The skills challenge faced by many industry sectors is well known and the castings industry is no different. Colleges and training providers offer a range of engineering/manufacturing programmes, including apprenticeships, but these are often, and necessarily, more generic, to appeal to a wide range of sectors in order to achieve a critical mass of learner numbers. They aim to provide broad underpinning engineering and manufacturing skills. These programmes are not able to offer employers from the more niche and specialist sectors the specific skills required.
For the casting & foundry industry, some of these specific skills areas include moulding & coremaking (to understand binder chemistry and how to create complex core assemblies), toolmaking and die design, methoding (to design of the way in which the metal will enter the mould cavity), metallurgy (melt preparation & alloying) and foundry patternmaking. These need specialist equipment and specific expertise to teach them.

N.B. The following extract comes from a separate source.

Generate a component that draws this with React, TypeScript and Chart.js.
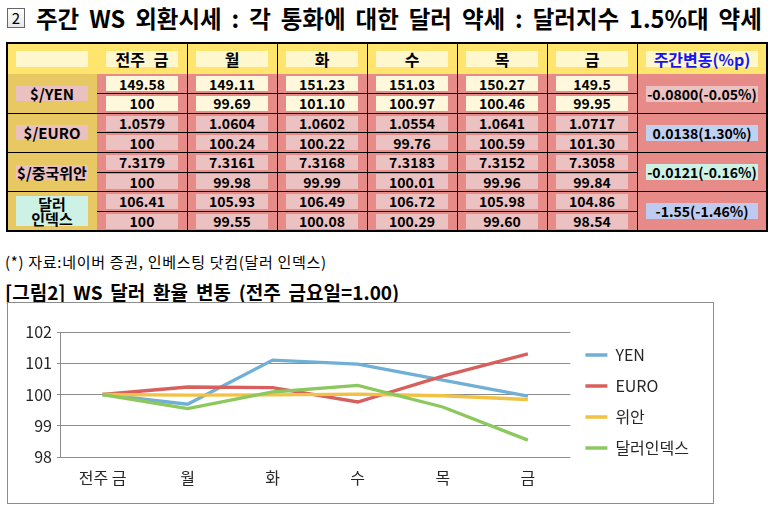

Yet the need for such training programmes exists as Adam Vicary, CEO of Castings plc explains. “Why should the industry not have access to relevant funded programmes using the levy, rather than making do with programmes that do not actually meet our skills needs? Companies such as mine need to be able to offer a proper apprenticeship to attract new recruits, and we need the skills in-house to meet the needs of the market”
So how to achieve this for the smaller niche sectors? The Department for Education, through the Skills Funding Agency and the Institute for Apprenticeships, are rightly keen for apprenticeships to be ‘employer-led’ but for a sector dominated by SMEs, how realistic is this?

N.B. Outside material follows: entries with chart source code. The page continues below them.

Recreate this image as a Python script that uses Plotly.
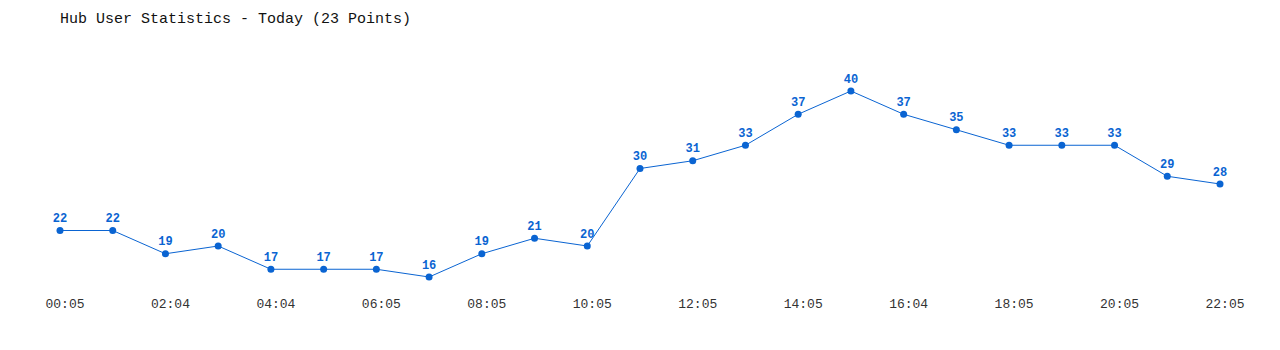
import plotly.graph_objects as go

times = ["00:05", "01:05", "02:04", "03:05", "04:04", "05:05", "06:05", "07:05",
         "08:05", "09:05", "10:05", "11:05", "12:05", "13:05", "14:05", "15:05",
         "16:04", "17:05", "18:05", "19:05", "20:05", "21:05", "22:05"]
users = [22, 22, 19, 20, 17, 17, 17, 16, 19, 21, 20, 30, 31, 33, 37, 40, 37, 35, 33, 33, 33, 29, 28]
tick_labels = times[::2]

color = "#0a64d2"
idx = list(range(len(times)))

fig = go.Figure(go.Scatter(
    x=idx, y=users, mode="lines+markers+text",
    line=dict(color=color, width=1),
    marker=dict(color=color, size=7),
    text=[str(v) for v in users], textposition="top center",
    textfont=dict(family="Liberation Mono", size=12, color=color, weight="bold"),
    cliponaxis=False, hoverinfo="x+y",
))

fig.update_layout(
    width=1280, height=350,
    paper_bgcolor="white", plot_bgcolor="white",
    margin=dict(l=60, r=60, t=91, b=58),
    showlegend=False,
    title=dict(text="Hub User Statistics - Today (23 Points)",
               x=60 / 1280, xref="container", xanchor="left",
               y=1 - 18 / 350, yref="container", yanchor="middle",
               font=dict(family="Liberation Mono", size=15, color="#111")),
    xaxis=dict(range=[0, 22], tickvals=idx[::2], ticktext=tick_labels,
               showgrid=False, zeroline=False, showline=False, ticks="",
               ticklabelshift=5, ticklabelstandoff=2,
               tickfont=dict(family="Liberation Mono", size=13, color="#333")),
    yaxis=dict(range=[16 - 15 / 7.75, 40], visible=False),
)

fig.write_html("out.html")
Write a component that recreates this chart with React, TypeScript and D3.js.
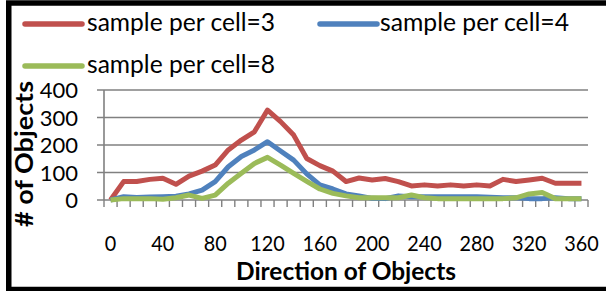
import React from "react";
import * as d3 from "d3";

const directions = [0, 10, 20, 30, 40, 50, 60, 70, 80, 90, 100, 110, 120, 130, 140, 150, 160, 170, 180, 190, 200, 210, 220, 230, 240, 250, 260, 270, 280, 290, 300, 310, 320, 330, 340, 350, 360];
const cell3 = [0, 67, 67, 75, 79, 57, 87, 105, 127, 182, 218, 248, 327, 285, 236, 151, 125, 105, 67, 80, 73, 78, 67, 51, 55, 51, 55, 51, 55, 51, 75, 67, 73, 79, 61, 61, 61];
const cell4 = [0, 12, 9, 11, 12, 14, 22, 36, 67, 121, 158, 182, 212, 178, 145, 95, 55, 40, 22, 15, 6, 5, 15, 12, 12, 12, 12, 12, 12, 10, 8, 8, 5, 5, 8, 5, 5];
const cell8 = [0, 5, 5, 5, 3, 8, 18, 6, 18, 61, 97, 133, 155, 127, 97, 68, 40, 24, 15, 8, 8, 8, 8, 18, 8, 5, 5, 5, 5, 5, 5, 8, 22, 27, 5, 5, 5];
const seriesNames = ["sample per cell=3", "sample per cell=4", "sample per cell=8"];
const seriesColors = ["#C0504D", "#4F81BD", "#9BBB59"];
const yTicks = [0, 100, 200, 300, 400];
const xLabelEvery = 4;

const W = 606;
const H = 291;
const FONT = "Lato, 'Open Sans', sans-serif";

export default function App() {
  const x = d3.scaleBand<string>().domain(directions.map(String)).range([104, 588]).paddingInner(0).paddingOuter(0);
  const y = d3.scaleLinear().domain([0, 400]).range([200, 90]);
  const bw = x.bandwidth();
  const cx = (i: number) => (x(String(directions[i])) as number) + bw / 2;
  const line = d3
    .line<number>()
    .x((_, i) => cx(i))
    .y((v) => y(v));
  const allSeries = [cell3, cell4, cell8];
  const tickEdges = directions.map((d) => x(String(d)) as number).concat([588]);

  const legendItems = [
    { lx: 25, ly: 24, tx: 87, ty: 31, tl: 188 },
    { lx: 320, ly: 24, tx: 380, ty: 31, tl: 189 },
    { lx: 25, ly: 66, tx: 87, ty: 73, tl: 188 },
  ];

  return (
    <svg width={W} height={H} style={{ position: "fixed", left: 0, top: 0, background: "#fff" }}>
      <rect x={0} y={0} width={W} height={H} fill="#fff" />
      {yTicks.map((t) => (
        <line key={t} x1={97} x2={588} y1={y(t)} y2={y(t)} stroke="#808080" strokeWidth={1.6} />
      ))}
      <line x1={104} x2={104} y1={y(400)} y2={y(0)} stroke="#808080" strokeWidth={1.6} />
      {tickEdges.map((e, i) => (
        <line key={i} x1={e} x2={e} y1={y(0)} y2={y(0) + 7} stroke="#808080" strokeWidth={1.4} />
      ))}
      {allSeries.map((s, k) => (
        <path key={k} d={line(s) || ""} fill="none" stroke={seriesColors[k]} strokeWidth={5} strokeLinejoin="round" strokeLinecap="butt" />
      ))}
      {yTicks.map((t) => (
        <text key={t} x={78} y={y(t) + 8} textAnchor="end" fontFamily={FONT} fontSize={22} fill="#000">
          {t}
        </text>
      ))}
      {directions.map((d, i) =>
        i % xLabelEvery === 0 ? (
          <text
            key={d}
            x={cx(i)}
            y={251}
            textAnchor="middle"
            fontFamily={FONT}
            fontSize={22}
            fill="#000"
            textLength={String(d).length * 11.5}
            lengthAdjust="spacingAndGlyphs"
          >
            {d}
          </text>
        ) : null
      )}
      <text x={346} y={280} textAnchor="middle" fontFamily={FONT} fontSize={24} fontWeight="bold" textLength={220} lengthAdjust="spacingAndGlyphs">
        Direction of Objects
      </text>
      <text
        transform="translate(33,154) rotate(-90)"
        textAnchor="middle"
        fontFamily={FONT}
        fontSize={25}
        fontWeight="bold"
        textLength={146}
        lengthAdjust="spacingAndGlyphs"
      >
        # of Objects
      </text>
      {legendItems.map((it, k) => (
        <g key={k}>
          <line x1={it.lx} x2={it.lx + 57} y1={it.ly} y2={it.ly} stroke={seriesColors[k]} strokeWidth={5.5} strokeLinecap="round" />
          <text x={it.tx} y={it.ty} fontFamily={FONT} fontSize={25} textLength={it.tl} lengthAdjust="spacingAndGlyphs">
            {seriesNames[k]}
          </text>
        </g>
      ))}
      <rect x={8.75} y={3} width={600} height={286.5} fill="none" stroke="#000" strokeWidth={5.5} />
    </svg>
  );
}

The casting and foundry industry set about writing its own trailblazer standard at level 3 as soon as this was a possibility, to ensure that there was a relevant standard for our employers to access. The professional body (the Institute of Cast Metals Engineers, ICME) facilitated this, alongside the CMF, providing the secretariat, identifying a lead employer to chair the employer group and submit the application, organised meetings of the steering group and also funding an ‘industry person’ as a per diem contractor to do much of the leg-work to draft the standard.

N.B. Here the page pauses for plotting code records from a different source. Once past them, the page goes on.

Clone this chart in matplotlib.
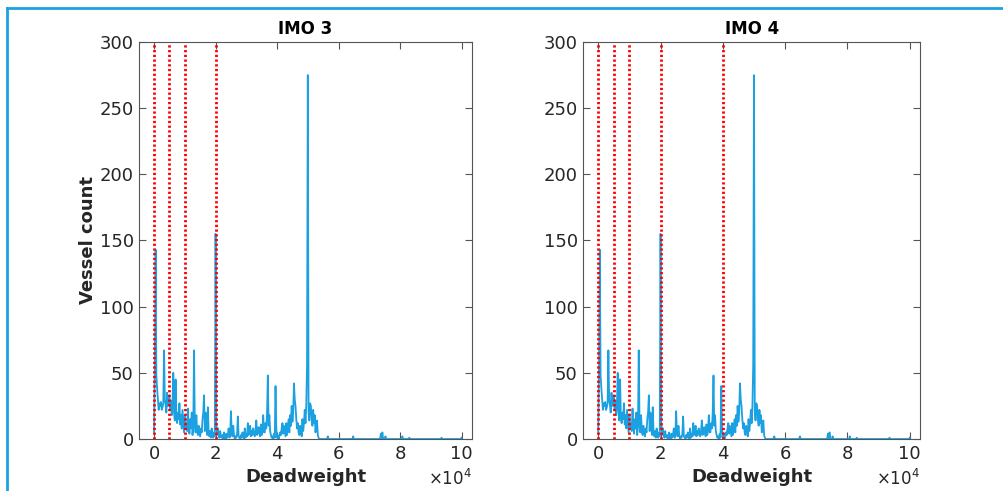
import numpy as np
import matplotlib.pyplot as plt
from matplotlib.lines import Line2D

# vessel counts per 250 dwt bin, 0 .. 54750
counts_main = [
    5, 58, 143, 48,   38, 30, 22, 27,   25, 28, 22, 24,   27, 67, 30, 26,
    20, 35, 25, 30,   33, 22, 29, 18,   26, 50, 20, 14,   45, 18, 12, 20,
    15, 27, 11, 18,   8, 22, 13, 5,     18, 9, 12, 6,     23, 10, 4, 15,
    8, 20, 3, 9,      67, 12, 5, 18,    6, 3, 10, 4,      2, 8, 5, 15,
    20, 33, 6, 20,    9, 3, 24, 5,      2, 6, 1, 8,       3, 1, 5, 2,
    155, 12, 3, 8,    4, 1, 6, 2,       1, 3, 0, 5,       2, 0, 4, 1,
    3, 8, 1, 2,       21, 5, 2, 10,     3, 0, 2, 1,       4, 17, 2, 1,
    0, 3, 1, 5,       2, 0, 8, 1,       4, 2, 12, 3,      5, 10, 2, 6,
    3, 8, 4, 2,       6, 14, 3, 5,      9, 4, 2, 11,      3, 7, 18, 5,
    5, 12, 8, 20,     48, 10, 18, 6,    3, 1, 2, 0,       4, 1, 40, 8,
    1, 3, 0, 2,       5, 3, 8, 12,      4, 10, 6, 2,      12, 3, 9, 15,
    5, 18, 10, 25,    13, 20, 42, 30,   25, 15, 8, 12,    5, 3, 10, 8,
    2, 15, 6, 12,     22, 12, 25, 56,   275, 20, 14, 27,  25, 15, 10, 22,
    12, 18, 5, 10,    14, 3, 1, 0,      0, 0, 0, 0,
]
tail_dwt = [56500, 64750, 73750, 74250, 75250, 80750, 83000, 93500, 100000]
tail_count = [2, 2, 4, 5, 2, 2, 1, 1, 1]

bin_width = 250
dwt = np.arange(0, 100001, bin_width)
counts = np.zeros(len(dwt))
counts[:len(counts_main)] = counts_main
for d, c in zip(tail_dwt, tail_count):
    counts[d // bin_width] = c

titles = ['IMO 3', 'IMO 4']
limits = [[0, 5000, 10000, 20000], [0, 5000, 10000, 20000, 40000]]
xticks = [0, 20000, 40000, 60000, 80000, 100000]
xtick_labels = ['0', '2', '4', '6', '8', '10']

plt.rcParams['font.family'] = ['DejaVu Sans']
fig = plt.figure(figsize=(10.04, 4.91), dpi=100)

W, H = 1004, 491
boxes = [(139.3, 471.7), (583.3, 920.0)]
top, bottom = 42.0, 439.0
line_col = '#1ba1e2'
txt_col = '#262626'

for i in range(2):
    x0, x1 = boxes[i]
    ax = fig.add_axes([x0 / W, 1 - bottom / H, (x1 - x0) / W, (bottom - top) / H])
    ax.plot(dwt, counts, color=line_col, lw=1.3)
    for v in limits[i]:
        ax.plot([v, v], [0, 300], color='red', ls=(0, (0.8, 0.9)), lw=2.0)
    ax.set_xlim(-4800, 103300)
    ax.set_ylim(0, 300)
    ax.set_xticks(xticks)
    ax.set_xticklabels(xtick_labels)
    ax.set_yticks(range(0, 301, 50))
    ax.tick_params(direction='in', length=5, width=0.8, top=True, right=True,
                   labelsize=13, colors='#555555', labelcolor=txt_col, pad=4)
    for s in ax.spines.values():
        s.set_color('#555555')
        s.set_linewidth(0.8)
    ax.set_title(titles[i], fontsize=12, fontweight='bold', color='black', pad=6)
    ax.set_xlabel('Deadweight', fontsize=13, fontweight='bold', color=txt_col, labelpad=4)
    ax.text(1.0, -0.125, r'$\times10^{4}$', transform=ax.transAxes, ha='right', va='bottom',
            fontsize=12, color=txt_col)
    if i == 0:
        ax.set_ylabel('Vessel count', fontsize=13, fontweight='bold', color=txt_col, labelpad=2)

# frame of the surrounding panel
fig.add_artist(Line2D([6.7 / W, 6.7 / W], [0, 1 - 8.3 / H], transform=fig.transFigure,
                      color='#1aa3e0', lw=2))
fig.add_artist(Line2D([6.7 / W, 1], [1 - 8.3 / H, 1 - 8.3 / H], transform=fig.transFigure,
                      color='#1aa3e0', lw=2))

fig.savefig('out.png', dpi=100)
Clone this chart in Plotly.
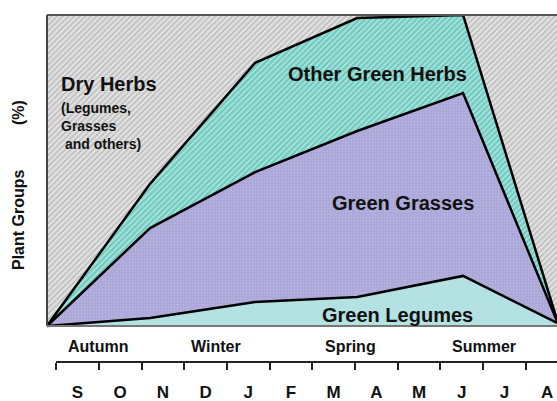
import plotly.graph_objects as go

# ---- data (x in month units: 0 = September ... 11 = August) ----
months = ["S", "O", "N", "D", "J", "F", "M", "A", "M", "J", "J", "A"]
seasons = ["Autumn", "Winter", "Spring", "Summer"]
season_x = [0.49, 3.24, 6.40, 9.52]          # month units

x_pts = [-0.714, 1.70, 4.16, 6.55, 9.03, 11.23]
green_legumes = [0, 2.6, 7.7, 9.3, 16.1, 1.0]
green_grasses = [0, 28.9, 41.8, 53.4, 58.8, 0.5]
other_green_herbs = [0, 14.2, 35.1, 36.3, 25.1, 0.5]
dry_herbs = [100 - a - b - c for a, b, c in zip(green_legumes, green_grasses, other_green_herbs)]

FONT = "Liberation Sans, Arial, sans-serif"
W, H = 557, 401
L, T = 47, 15
AXIS_Y = 362          # pixel row of the month axis line
B = H - AXIS_Y
PH = AXIS_Y - T
Y_BOTTOM = 326        # pixel row of the 0 % line
y_min = -100 * (AXIS_Y - Y_BOTTOM) / (Y_BOTTOM - T)

def py(p):  # pixel y -> paper y
    return (AXIS_Y - p) / PH
def px(p):  # pixel x -> paper x
    return (p - L) / (W - L)

fig = go.Figure()
line = dict(color="black", width=2.5)
fig.add_trace(go.Scatter(x=x_pts, y=green_legumes, stackgroup="s", mode="lines",
                         line=line, fillcolor="#b4e2e2", hoverinfo="skip"))
fig.add_trace(go.Scatter(x=x_pts, y=green_grasses, stackgroup="s", mode="lines",
                         line=line, fillcolor="#aaa7d8",
                         fillpattern=dict(shape=".", bgcolor="#aaa6d8", fgcolor="#c6c4e8",
                                          size=3, solidity=0.3), hoverinfo="skip"))
fig.add_trace(go.Scatter(x=x_pts, y=other_green_herbs, stackgroup="s", mode="lines",
                         line=line, fillcolor="#6fcbc0",
                         fillpattern=dict(shape="/", bgcolor="#aee3dd", fgcolor="#2db1a1",
                                          size=4, solidity=0.55), hoverinfo="skip"))
fig.add_trace(go.Scatter(x=x_pts, y=dry_herbs, stackgroup="s", mode="lines",
                         line=dict(color="black", width=0), fillcolor="#cccccc",
                         fillpattern=dict(shape="/", bgcolor="#e2e2e2", fgcolor="#969696",
                                          size=4, solidity=0.38), hoverinfo="skip"))

fig.update_layout(
    width=W, height=H,
    margin=dict(l=L, r=0, t=T, b=B, autoexpand=False),
    paper_bgcolor="white", plot_bgcolor="white",
    showlegend=False,
    xaxis=dict(range=[x_pts[0], x_pts[-1]], showline=False, showgrid=False, zeroline=False,
               tickmode="array", tickvals=list(range(len(months))), ticktext=months,
               ticks="", ticklabelstandoff=18,
               tickfont=dict(family=FONT, size=17, color="#111111", weight="bold"),
               minor=dict(tickvals=[i - 0.5 for i in range(len(months) + 1)],
                          ticks="outside", ticklen=7, tickwidth=2, tickcolor="#222222",
                          showgrid=False)),
    yaxis=dict(range=[y_min, 100], showline=False, showgrid=False, zeroline=False,
               showticklabels=False, ticks=""),
)

shapes = [
    # plot frame
    dict(type="line", xref="paper", yref="paper", x0=0, x1=0, y0=py(Y_BOTTOM), y1=1,
         line=dict(color="#444444", width=2)),
    dict(type="line", xref="paper", yref="paper", x0=0, x1=1, y0=1, y1=1,
         line=dict(color="#555555", width=2)),
    dict(type="line", xref="paper", yref="paper", x0=0, x1=1, y0=py(Y_BOTTOM), y1=py(Y_BOTTOM),
         line=dict(color="#777777", width=2)),
    # month axis line
    dict(type="line", xref="paper", yref="paper", x0=px(56), x1=1, y0=0, y1=0,
         line=dict(color="#222222", width=2)),
]
fig.update_layout(shapes=shapes)

def label(text, x, y, size, xanchor="center", **kw):
    return dict(x=x, y=y, xref="paper", yref="paper", xanchor=xanchor, yanchor="middle",
                text=text, showarrow=False, font=dict(family=FONT, size=size, color="#111111"), **kw)

ann = []
for s, sx in zip(seasons, season_x):
    ann.append(dict(x=sx, y=py(346), xref="x", yref="paper", xanchor="center", yanchor="middle",
                    text="<b>%s</b>" % s, showarrow=False,
                    font=dict(family=FONT, size=16, color="#111111")))
ann += [
    label("<b>Dry Herbs</b>", px(59), py(84), 20, xanchor="left"),
    label("<b>(Legumes,<br>Grasses<br>\u00a0and others)</b>", px(59), py(126), 14,
          xanchor="left", align="left"),
    label("<b>Other Green Herbs</b>", px(377.5), py(74), 20),
    label("<b>Green Grasses</b>", px(402.5), py(203), 20),
    label("<b>Green Legumes</b>", px(397), py(315), 20),
    label("<b>Plant Groups" + "\u00a0" * 10 + "(%)</b>", px(18), py(185), 16, textangle=-90),
]
fig.update_layout(annotations=ann)
fig.write_html("out.html", config={"displayModeBar": False},
               post_script="document.body.style.margin='0';")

This was not easy, as none of us were ‘educationalists’ and there was some ‘going round in circles’ with the SFA for a good while in the early days. One of our staff stepped in to facilitate the writing of the End Point Assessment plan as industry people, whilst having the occupational understanding, were not able to sufficiently interpret the SFA guidelines. But the upshot was that industry now has a funded apprentice standard that covers a good part of the industry’s skills needs. But there was a significant in-kind cost to the industry bodies and some of our employers, as well as the very real cost of bought-in expertise.
A new independent training company has since been established (Foundry Training Services Ltd) to deliver the training, with part time tutors recruited from industry and training for them to become instructors, all funded by a loan. There has also been no nationally funded help available for the development of the teaching and learning materials, which has been funded from charity reserves!
Separately the industry (actually the lead bodies in the main) have actively supported the establishment of the National Foundry Training Centre, funded through a local LEP. An employer was willing (and in a position to be able) to make some land available to ‘host’ the new facility, and there were industry suppliers who were keen to support and ‘sponsor’ some of the kit, which was a huge help.
There have been many challenges and difficulties to overcome, not least with getting employers engaged after years of no apprentices and no provision, and there have been significant setbacks along the way. This is a re-build after two decades since the last foundry college closed. But both the professional body and the trade association have promoted and supported this in numerous ways over recent years.
David Bisset of FSE Foundry Ltd says “Without the input from the lead bodies, a company like mine would not be able to access the specific training we need. Foundry and patternmaking courses are not courses that most colleges will be able to offer. Numbers of learners are small, the specialist knowledge does not exist within their teaching staff and learners may be geographically spread. So this creates real challenges. Without the drive and input from the Trade Association and the real financial input from the industry’s Professional Body, the provision would not be where it is today.”
Former student and now Quality Manager at Charter Castings, Sam Edwards, agrees, saying “I have certainly benefited from being able to follow a programme specific to the industry I work in – casting is a complex process with many variables, so having some more formal underpinning knowledge to complement the on the job experiences is in valuable when looking to problem solve”.
Whilst this is not perhaps the pure ideal of ‘employer-led’, the industry bodies have been instrumental in minimising the barriers for their employers - this is a strong argument for the role that industry bodies can play in supporting their industries, but also evidence of some of the challenges that we all face in the more ‘niche’ sectors of the manufacturing sector.